• _TASK_:
Filter the entries that follow, copying every line in which the word "Python" appears.

• _INPUT DATA_:
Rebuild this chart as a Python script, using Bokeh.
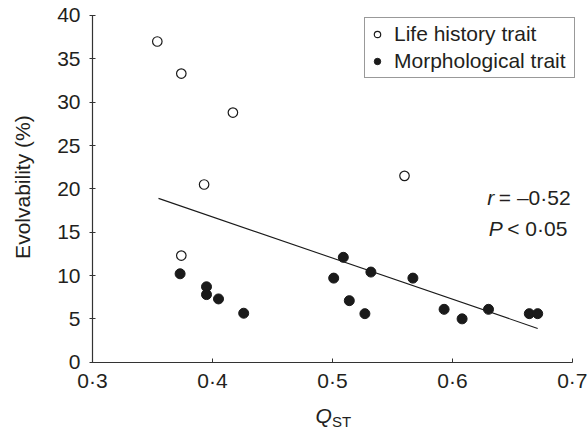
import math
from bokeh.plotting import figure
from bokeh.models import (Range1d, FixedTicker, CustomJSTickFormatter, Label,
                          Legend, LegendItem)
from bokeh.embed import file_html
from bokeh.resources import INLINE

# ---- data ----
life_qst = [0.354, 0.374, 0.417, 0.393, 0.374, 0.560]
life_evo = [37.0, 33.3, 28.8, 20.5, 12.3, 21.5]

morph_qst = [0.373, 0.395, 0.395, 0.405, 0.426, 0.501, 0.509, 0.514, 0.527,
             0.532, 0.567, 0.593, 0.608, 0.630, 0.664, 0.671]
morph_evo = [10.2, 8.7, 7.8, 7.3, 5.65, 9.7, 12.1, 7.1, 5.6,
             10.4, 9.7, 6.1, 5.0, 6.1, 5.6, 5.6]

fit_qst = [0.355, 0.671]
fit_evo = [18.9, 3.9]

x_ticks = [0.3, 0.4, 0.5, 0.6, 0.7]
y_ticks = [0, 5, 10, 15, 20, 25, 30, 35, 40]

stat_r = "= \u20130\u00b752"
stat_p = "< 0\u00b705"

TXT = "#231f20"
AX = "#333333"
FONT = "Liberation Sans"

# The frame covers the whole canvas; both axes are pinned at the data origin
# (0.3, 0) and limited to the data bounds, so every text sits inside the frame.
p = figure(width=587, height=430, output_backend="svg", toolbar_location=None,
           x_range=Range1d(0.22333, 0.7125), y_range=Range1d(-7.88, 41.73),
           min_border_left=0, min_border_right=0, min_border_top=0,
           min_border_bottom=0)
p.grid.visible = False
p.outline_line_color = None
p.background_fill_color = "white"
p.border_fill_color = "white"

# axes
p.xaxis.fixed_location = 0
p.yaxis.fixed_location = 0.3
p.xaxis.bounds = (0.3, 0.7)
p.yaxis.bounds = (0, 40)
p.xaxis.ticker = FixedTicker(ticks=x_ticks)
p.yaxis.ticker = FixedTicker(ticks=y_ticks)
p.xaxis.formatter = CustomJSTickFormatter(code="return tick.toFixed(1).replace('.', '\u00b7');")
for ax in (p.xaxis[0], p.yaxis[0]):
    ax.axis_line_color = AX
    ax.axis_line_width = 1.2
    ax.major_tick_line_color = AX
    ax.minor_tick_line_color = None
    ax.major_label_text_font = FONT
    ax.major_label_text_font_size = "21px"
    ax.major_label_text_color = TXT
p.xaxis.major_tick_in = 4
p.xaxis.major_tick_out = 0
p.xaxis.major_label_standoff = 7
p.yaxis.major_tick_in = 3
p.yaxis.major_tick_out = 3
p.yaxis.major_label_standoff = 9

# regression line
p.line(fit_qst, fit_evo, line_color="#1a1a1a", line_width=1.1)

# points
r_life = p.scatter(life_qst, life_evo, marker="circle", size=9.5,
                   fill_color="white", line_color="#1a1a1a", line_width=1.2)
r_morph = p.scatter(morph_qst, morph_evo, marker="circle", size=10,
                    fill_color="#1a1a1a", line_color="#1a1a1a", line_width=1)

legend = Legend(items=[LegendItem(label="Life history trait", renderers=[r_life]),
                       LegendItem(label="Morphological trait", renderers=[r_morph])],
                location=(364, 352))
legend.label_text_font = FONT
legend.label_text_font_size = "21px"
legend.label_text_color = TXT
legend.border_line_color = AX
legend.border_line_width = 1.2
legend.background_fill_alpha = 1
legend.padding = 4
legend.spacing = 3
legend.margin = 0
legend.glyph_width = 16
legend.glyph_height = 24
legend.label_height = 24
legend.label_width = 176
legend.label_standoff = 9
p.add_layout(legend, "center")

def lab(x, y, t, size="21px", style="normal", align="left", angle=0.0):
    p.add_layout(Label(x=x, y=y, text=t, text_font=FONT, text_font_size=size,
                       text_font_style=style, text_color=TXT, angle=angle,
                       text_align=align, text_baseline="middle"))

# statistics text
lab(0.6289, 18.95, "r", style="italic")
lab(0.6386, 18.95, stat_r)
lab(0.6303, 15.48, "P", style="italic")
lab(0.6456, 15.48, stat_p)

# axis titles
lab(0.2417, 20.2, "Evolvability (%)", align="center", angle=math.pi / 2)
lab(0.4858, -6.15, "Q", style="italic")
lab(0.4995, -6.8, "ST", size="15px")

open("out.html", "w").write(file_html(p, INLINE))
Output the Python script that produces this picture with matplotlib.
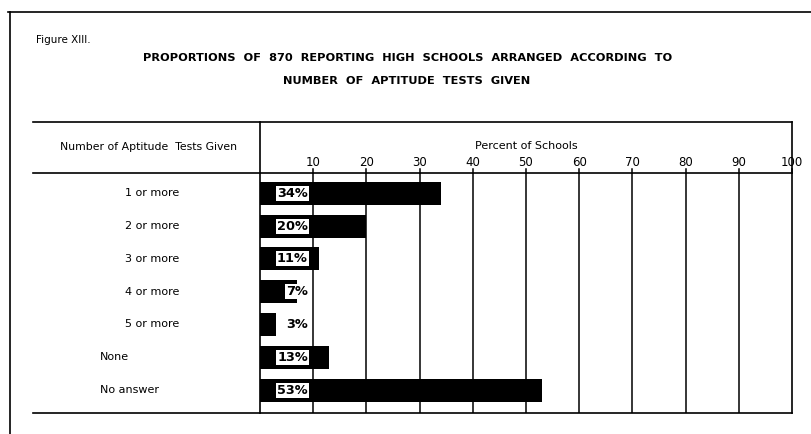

• _RESULT OF THE EXERCISE_:
Rebuild this chart as a Python script, using Bokeh.
Output the Python script that produces this picture with matplotlib.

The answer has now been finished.